Return nothing but the lines from the one with "What matplotlib code" through the one with "linewidth=1.0, zorder=3)" in the data below, word for word and without pictures.

──────── Records provided

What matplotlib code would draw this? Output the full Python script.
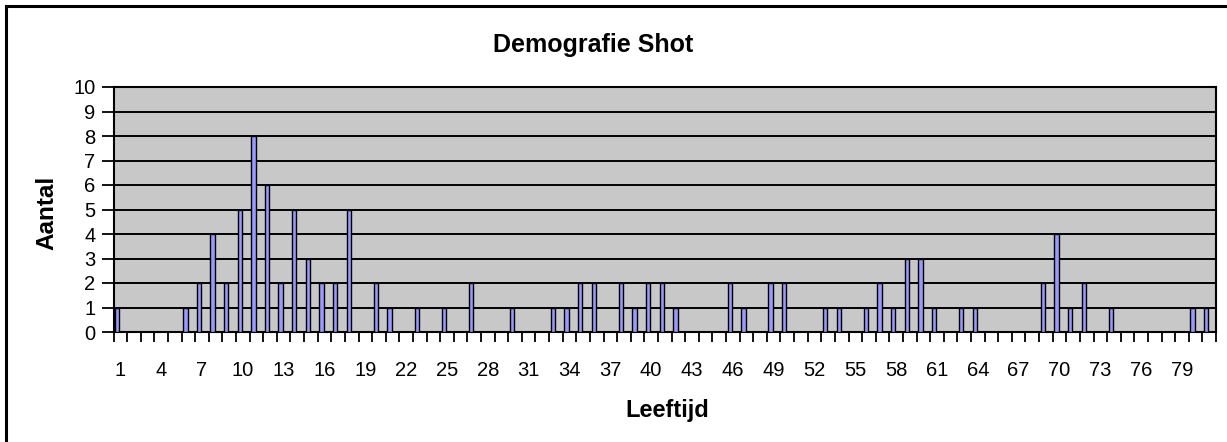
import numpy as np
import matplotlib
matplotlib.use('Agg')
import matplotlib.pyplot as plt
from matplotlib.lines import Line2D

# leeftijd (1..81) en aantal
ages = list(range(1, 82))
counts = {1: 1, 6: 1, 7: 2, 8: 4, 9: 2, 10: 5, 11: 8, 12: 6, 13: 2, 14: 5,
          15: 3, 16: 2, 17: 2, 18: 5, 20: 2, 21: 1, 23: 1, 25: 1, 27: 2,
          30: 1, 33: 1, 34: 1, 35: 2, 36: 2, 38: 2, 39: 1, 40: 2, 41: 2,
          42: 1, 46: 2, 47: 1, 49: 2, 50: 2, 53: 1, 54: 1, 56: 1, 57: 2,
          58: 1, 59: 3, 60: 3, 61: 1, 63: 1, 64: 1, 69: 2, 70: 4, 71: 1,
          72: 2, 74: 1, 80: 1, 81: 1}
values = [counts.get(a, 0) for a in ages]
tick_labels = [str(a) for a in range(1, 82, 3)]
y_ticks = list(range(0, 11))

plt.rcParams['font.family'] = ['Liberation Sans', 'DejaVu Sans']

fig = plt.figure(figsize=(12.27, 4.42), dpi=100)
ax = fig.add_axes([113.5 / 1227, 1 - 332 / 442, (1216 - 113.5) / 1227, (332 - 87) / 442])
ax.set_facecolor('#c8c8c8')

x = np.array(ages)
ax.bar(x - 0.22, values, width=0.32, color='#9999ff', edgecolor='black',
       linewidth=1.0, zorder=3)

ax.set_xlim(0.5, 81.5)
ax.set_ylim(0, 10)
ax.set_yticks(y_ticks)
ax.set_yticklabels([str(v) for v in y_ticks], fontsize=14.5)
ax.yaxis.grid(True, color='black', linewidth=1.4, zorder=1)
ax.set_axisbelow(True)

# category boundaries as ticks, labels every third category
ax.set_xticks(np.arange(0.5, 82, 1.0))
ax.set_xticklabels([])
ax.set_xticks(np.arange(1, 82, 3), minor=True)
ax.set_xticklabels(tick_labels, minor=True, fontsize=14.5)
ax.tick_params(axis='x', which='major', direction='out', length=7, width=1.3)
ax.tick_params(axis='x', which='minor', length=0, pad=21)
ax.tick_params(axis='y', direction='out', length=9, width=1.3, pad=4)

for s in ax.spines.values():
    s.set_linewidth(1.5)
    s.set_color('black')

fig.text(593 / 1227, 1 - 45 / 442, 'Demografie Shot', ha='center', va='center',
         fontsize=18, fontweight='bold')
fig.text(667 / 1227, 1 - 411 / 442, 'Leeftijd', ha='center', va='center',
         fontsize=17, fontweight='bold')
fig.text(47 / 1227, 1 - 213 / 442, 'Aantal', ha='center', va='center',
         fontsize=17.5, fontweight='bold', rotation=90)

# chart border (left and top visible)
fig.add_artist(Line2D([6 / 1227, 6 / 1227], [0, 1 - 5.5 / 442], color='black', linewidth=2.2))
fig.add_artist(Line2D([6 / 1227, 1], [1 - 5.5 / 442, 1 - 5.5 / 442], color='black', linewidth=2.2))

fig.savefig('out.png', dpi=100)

────────────────
──────── Records provided

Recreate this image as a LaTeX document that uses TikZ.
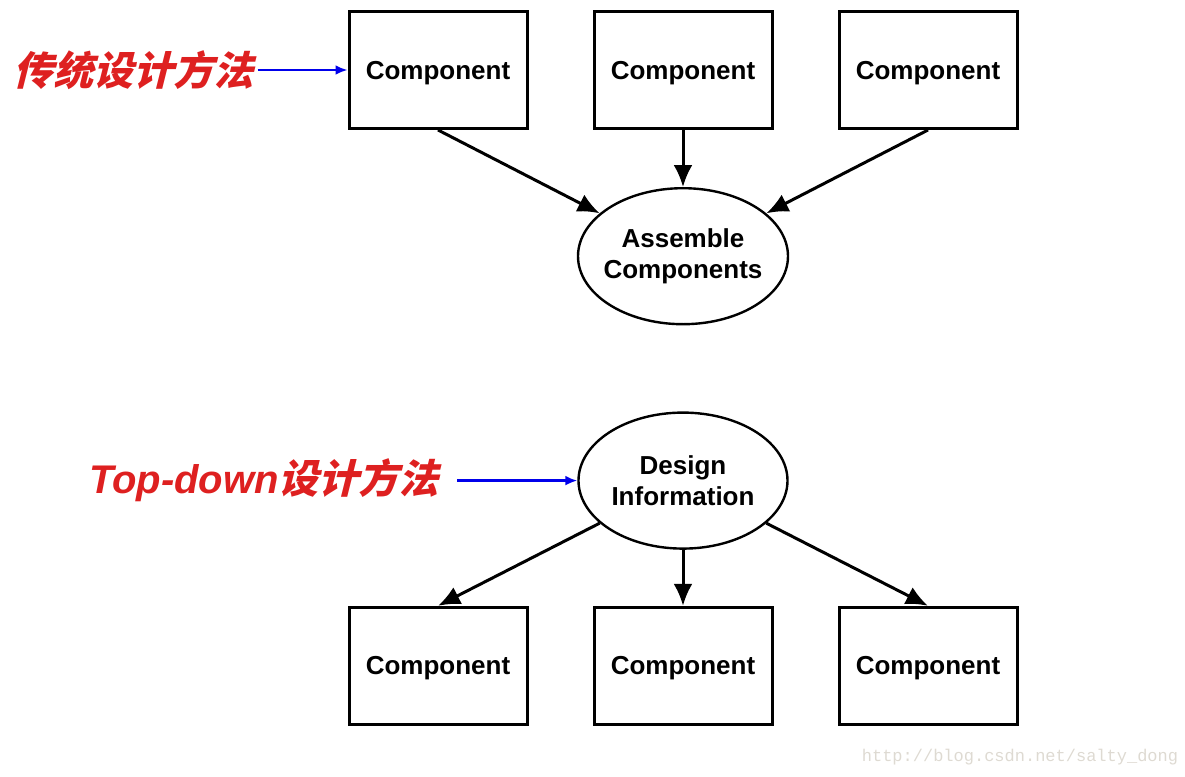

────────────────

§ **Task response**
What matplotlib code would draw this? Output the full Python script.
import numpy as np
import matplotlib
matplotlib.use('Agg')
import matplotlib.pyplot as plt
from matplotlib.lines import Line2D

# leeftijd (1..81) en aantal
ages = list(range(1, 82))
counts = {1: 1, 6: 1, 7: 2, 8: 4, 9: 2, 10: 5, 11: 8, 12: 6, 13: 2, 14: 5,
          15: 3, 16: 2, 17: 2, 18: 5, 20: 2, 21: 1, 23: 1, 25: 1, 27: 2,
          30: 1, 33: 1, 34: 1, 35: 2, 36: 2, 38: 2, 39: 1, 40: 2, 41: 2,
          42: 1, 46: 2, 47: 1, 49: 2, 50: 2, 53: 1, 54: 1, 56: 1, 57: 2,
          58: 1, 59: 3, 60: 3, 61: 1, 63: 1, 64: 1, 69: 2, 70: 4, 71: 1,
          72: 2, 74: 1, 80: 1, 81: 1}
values = [counts.get(a, 0) for a in ages]
tick_labels = [str(a) for a in range(1, 82, 3)]
y_ticks = list(range(0, 11))

plt.rcParams['font.family'] = ['Liberation Sans', 'DejaVu Sans']

fig = plt.figure(figsize=(12.27, 4.42), dpi=100)
ax = fig.add_axes([113.5 / 1227, 1 - 332 / 442, (1216 - 113.5) / 1227, (332 - 87) / 442])
ax.set_facecolor('#c8c8c8')

x = np.array(ages)
ax.bar(x - 0.22, values, width=0.32, color='#9999ff', edgecolor='black',
       linewidth=1.0, zorder=3)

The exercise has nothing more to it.